AIM ▸ Report only the number of lines in this material that include the string "matplotlib".

— start DATA SHOWN —

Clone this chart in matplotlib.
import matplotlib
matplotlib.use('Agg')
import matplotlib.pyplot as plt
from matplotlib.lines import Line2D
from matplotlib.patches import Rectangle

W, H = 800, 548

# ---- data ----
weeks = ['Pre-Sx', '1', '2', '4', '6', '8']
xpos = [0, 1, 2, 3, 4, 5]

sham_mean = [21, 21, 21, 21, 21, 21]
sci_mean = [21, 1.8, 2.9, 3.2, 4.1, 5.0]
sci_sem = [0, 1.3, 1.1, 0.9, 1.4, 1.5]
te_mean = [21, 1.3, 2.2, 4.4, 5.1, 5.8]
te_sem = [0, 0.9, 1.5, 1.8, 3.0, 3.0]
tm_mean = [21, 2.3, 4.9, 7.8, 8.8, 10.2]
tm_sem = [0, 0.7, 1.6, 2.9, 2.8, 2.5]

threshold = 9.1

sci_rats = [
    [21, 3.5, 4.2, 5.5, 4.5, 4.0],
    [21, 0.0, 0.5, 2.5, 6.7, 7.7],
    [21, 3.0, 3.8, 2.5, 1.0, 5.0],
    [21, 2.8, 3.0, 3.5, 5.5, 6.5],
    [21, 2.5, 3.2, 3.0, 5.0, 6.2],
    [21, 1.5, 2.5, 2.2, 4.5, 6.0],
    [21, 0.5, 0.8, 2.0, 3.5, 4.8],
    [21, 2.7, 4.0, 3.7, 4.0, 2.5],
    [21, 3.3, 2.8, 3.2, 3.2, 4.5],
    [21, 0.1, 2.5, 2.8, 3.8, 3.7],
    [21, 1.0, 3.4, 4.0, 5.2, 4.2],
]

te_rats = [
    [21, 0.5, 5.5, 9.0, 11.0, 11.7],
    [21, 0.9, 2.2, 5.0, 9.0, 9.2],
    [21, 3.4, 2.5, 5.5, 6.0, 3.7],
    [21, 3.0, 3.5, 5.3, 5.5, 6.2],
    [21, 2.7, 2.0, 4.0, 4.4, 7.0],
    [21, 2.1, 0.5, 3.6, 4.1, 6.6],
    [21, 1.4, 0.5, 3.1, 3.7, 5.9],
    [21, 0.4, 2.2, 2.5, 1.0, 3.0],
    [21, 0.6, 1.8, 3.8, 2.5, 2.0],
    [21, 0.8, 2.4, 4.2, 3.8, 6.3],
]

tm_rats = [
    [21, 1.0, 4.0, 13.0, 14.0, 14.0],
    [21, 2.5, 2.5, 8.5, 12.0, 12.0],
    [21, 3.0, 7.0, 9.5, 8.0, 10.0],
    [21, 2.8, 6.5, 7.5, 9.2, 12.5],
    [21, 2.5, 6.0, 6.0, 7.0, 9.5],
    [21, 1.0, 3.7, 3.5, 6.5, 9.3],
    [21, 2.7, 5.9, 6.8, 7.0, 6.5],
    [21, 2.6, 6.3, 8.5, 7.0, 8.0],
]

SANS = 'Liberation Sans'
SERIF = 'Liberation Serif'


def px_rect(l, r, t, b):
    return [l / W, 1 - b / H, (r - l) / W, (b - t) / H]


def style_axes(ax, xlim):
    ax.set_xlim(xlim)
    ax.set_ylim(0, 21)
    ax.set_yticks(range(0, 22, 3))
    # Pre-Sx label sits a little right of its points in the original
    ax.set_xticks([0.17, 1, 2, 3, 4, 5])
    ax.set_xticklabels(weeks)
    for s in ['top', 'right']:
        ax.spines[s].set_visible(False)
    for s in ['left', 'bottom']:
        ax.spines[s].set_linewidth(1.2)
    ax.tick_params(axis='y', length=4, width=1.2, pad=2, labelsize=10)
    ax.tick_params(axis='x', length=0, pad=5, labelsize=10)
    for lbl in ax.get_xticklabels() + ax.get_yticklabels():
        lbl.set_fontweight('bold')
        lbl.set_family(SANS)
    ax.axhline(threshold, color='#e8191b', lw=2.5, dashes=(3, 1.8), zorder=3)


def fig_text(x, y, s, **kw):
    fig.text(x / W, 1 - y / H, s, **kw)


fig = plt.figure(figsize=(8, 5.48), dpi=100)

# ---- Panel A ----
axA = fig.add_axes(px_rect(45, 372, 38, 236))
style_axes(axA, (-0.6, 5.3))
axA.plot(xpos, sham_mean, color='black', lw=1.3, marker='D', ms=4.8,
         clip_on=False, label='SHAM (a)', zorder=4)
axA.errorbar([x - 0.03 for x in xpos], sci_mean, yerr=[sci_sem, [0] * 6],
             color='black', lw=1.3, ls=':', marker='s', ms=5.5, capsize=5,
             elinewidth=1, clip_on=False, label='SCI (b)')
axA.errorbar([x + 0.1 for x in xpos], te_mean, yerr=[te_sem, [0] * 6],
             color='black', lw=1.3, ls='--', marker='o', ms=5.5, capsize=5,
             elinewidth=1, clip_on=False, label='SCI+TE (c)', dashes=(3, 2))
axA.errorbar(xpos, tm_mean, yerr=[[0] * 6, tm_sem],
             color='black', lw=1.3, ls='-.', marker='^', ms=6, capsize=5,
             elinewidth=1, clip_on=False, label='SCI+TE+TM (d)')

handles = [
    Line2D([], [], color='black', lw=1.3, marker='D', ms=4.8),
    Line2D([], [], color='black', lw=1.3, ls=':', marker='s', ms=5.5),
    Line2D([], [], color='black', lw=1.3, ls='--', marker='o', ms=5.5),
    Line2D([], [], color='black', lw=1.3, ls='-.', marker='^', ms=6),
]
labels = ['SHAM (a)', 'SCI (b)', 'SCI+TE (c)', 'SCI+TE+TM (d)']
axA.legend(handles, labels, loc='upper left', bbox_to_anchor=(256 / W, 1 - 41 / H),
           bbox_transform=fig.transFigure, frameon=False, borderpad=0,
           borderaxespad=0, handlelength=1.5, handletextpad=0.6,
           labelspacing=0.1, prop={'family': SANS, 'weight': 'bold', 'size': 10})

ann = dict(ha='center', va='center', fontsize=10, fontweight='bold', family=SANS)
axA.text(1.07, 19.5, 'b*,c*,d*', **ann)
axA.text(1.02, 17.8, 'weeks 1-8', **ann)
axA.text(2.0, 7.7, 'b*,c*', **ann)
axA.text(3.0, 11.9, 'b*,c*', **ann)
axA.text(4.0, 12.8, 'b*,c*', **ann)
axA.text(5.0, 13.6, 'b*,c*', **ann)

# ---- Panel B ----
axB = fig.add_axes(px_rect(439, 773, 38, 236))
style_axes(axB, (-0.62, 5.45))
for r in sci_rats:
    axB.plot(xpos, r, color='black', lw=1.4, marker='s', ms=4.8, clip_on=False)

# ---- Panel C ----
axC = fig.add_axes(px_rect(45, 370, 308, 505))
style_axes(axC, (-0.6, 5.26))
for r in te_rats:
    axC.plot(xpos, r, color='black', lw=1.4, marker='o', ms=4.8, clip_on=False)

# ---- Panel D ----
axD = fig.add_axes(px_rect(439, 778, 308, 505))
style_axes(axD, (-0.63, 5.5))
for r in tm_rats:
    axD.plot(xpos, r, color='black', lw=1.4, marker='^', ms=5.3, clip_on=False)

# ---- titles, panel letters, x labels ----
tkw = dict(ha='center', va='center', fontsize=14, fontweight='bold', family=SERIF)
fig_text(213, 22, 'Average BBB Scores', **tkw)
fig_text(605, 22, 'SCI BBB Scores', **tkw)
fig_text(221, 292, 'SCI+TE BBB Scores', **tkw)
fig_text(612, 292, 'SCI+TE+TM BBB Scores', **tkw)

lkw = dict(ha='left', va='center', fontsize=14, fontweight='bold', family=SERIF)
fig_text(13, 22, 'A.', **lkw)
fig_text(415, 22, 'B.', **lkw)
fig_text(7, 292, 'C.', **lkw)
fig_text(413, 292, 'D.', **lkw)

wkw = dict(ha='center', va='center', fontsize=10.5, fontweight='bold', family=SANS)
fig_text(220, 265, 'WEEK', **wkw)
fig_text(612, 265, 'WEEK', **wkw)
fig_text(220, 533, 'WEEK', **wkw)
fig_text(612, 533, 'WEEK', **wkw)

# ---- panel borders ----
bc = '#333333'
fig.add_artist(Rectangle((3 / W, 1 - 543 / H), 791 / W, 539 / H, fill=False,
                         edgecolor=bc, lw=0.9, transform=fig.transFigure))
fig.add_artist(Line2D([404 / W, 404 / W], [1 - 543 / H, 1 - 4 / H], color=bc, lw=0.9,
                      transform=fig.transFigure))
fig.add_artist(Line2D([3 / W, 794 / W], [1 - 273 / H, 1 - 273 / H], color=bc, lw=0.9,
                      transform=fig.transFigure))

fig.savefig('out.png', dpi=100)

— end DATA SHOWN —

FULL RESPONSE ▸ 6